Hugo Chávez (II): ideal, ideologías y mesianismo

La semana pasada analizábamos la biografía de Hugo Chávez, y su evolución desde el idealismo de su juventud a las consecuencias reales de su sistema político en millones de compatriotas. Concluíamos con una duda legítima: si llegó a aceptar o no el fracaso de su visión; de su paraíso terrenal.

De aceptarlo nos encontraríamos con un cínico contumaz que utiliza un discurso populista y la mentira sistemática simplemente para beneficio y poder de su persona y de su camarilla más cercana. En el caso contrario, el que no aceptase el fracaso de su proyecto y que muriese creyéndose aún el mesías de Venezuela, la pregunta a hacerse es: ¿cómo se llega a una distorsión cognitiva tan grave?

Porque el caso de Chávez es público y notorio, principalmente por los efectos sobre todo un país. Pero no pocas empresas en el mundo sufren perfiles directivos ante los cuales es legítimo plantearse la misma pregunta: ¿puro cinismo o distorsión cognitiva grave?

En 1999 Chávez tomó el poder cargado de idealismo, y apoyado en el drama de la corrupción de la clase política. Y, como pasa con todas las ideologías (hasta las más “soft”), tenía muy claros los problemas del país y su “rápida” solución.

Quizá al principio no se atrevería a considerarse el mesías anhelado. Pero sí creía en su interior que sus ideas salvarían el país de la corrupción política, de la pobreza, de todos sus males. Salvarían al hombre del propio hombre. Porque éste es el primer error fundamental de toda ideología: creer que el problema principal reside en las circunstancias, en el sistema.

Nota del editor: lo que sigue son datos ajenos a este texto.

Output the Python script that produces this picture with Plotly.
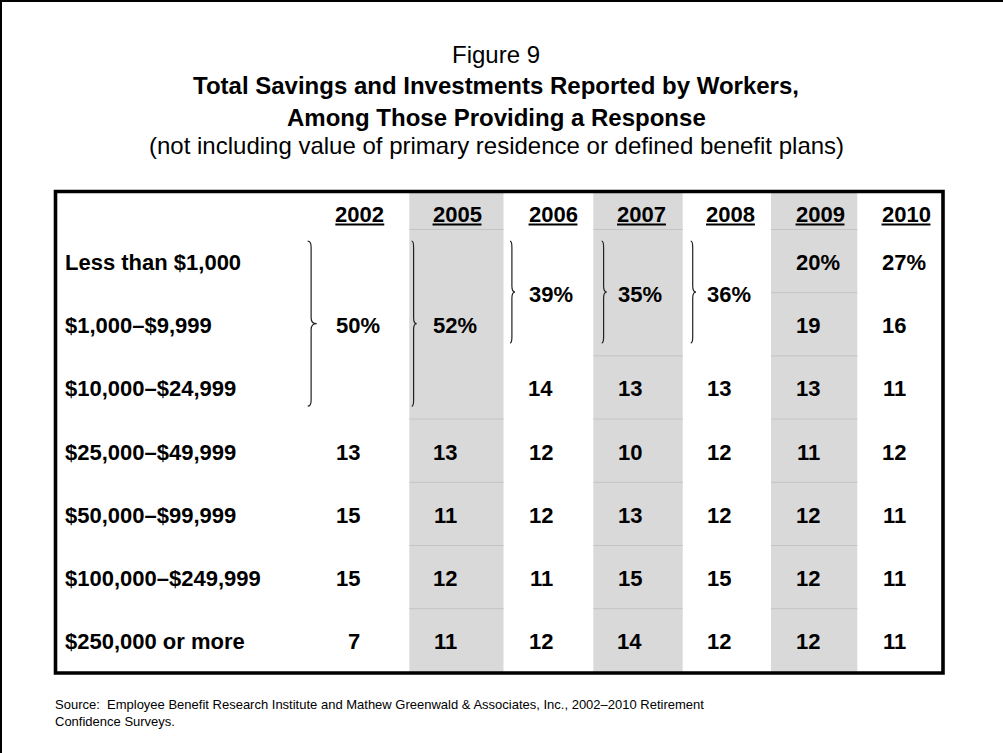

Esas circunstancias están trufadas de decisiones humanas muy concretas. Y ese sistema está construido por personas muy concretas. Pretender que un sistema político puede cambiar la condición humana es no conocer, de verdad, al hombre.

Porque la grandeza de un hombre bueno no emana de su inclusión en un sistema perfecto; sino de que libremente escoge el bien. Pudiendo corromperse (en cualquier sistema), no lo hace. Por motivos mucho más elevados que simplemente hacer lo correcto, o lo que dicta la ley, o para no ir a la cárcel… Esa grandeza no se alcanza gracias a un sistema perfecto; aunque, obviamente, el contexto influye dramáticamente. Esa grandeza es fruto de un proceso personal de crecimiento en donde la ascética juega un papel dominante.

Así, cuando se pone la esperanza en un sistema perfecto, lo primero que se sacrifica es el valor de la libertad: ésta se respeta solo si contribuye a la construcción de la sociedad perfecta. Ya lo vimos al escribir sobre otros revolucionarios. De ahí que la primera medida de Chávez fuese toquetear las elecciones que legitimaron su nueva Constitución… La libertad de sus conciudadanos no podía dar al traste con su visión de la sociedad perfecta. Y así, cuando se entra en la dinámica de que el fin justifica los medios, es casi inevitable ahondar en las distorsiones cognitivas perdiendo de vista el bien común, la realidad tal y como es.

Y claro, en el momento en el que se pierde de vista el bien concreto del ciudadano por la consecución de una utopía, el camino está sembrado para identificarse, tarde o temprano, con la encarnación de esa ideología. Es la tentación secular de fabricar ídolos para proyectar en ellos sueños ilusorios. Es puramente una explotación de los miedos, las pasiones y los fantasmas de esas personas imperfectas que somos cada uno de nosotros.

Chávez acabó viéndose como un mesías porque se confundía a sí mismo con su propio ideal: Chávez es quien va a traer la prosperidad a Venezuela… Chávez es la prosperidad de Venezuela…Chávez es nuestro libertador. Un cambio progresivo pero que identificamos claramente en este dirigente. Como en tantos otros consumidos por su propia visión, y sus derivadas: las patologías obsesivas y narcisistas.

Todo ideal debe pasar por el tamiz de la realidad para no convertirse en una ideología disfuncional… y para no convertir a quien lo promueve en un mesías falso. No importa lo intrínsecamente bueno que aparente ser ese ideal, ni que las intenciones originales sean honestas. El bien común es el bien de cada uno y las relaciones que constituyen una sociedad; y si la sociedad se fragmenta, sufre, o crece en indiferencia hacia el destino del otro, algo se debe cambiar en la forma de ejercer el poder. Igual que en una empresa su cultura es el mejor indicador para “olfatear” su sostenibilidad a largo plazo, la prueba del 9 de la política es el tipo de relaciones que se promueven dentro de la sociedad, la cohesión y dinamismo de la misma. Y esa prueba, hoy, en Venezuela y en tantos otros sitios, sus dirigentes la suspenden.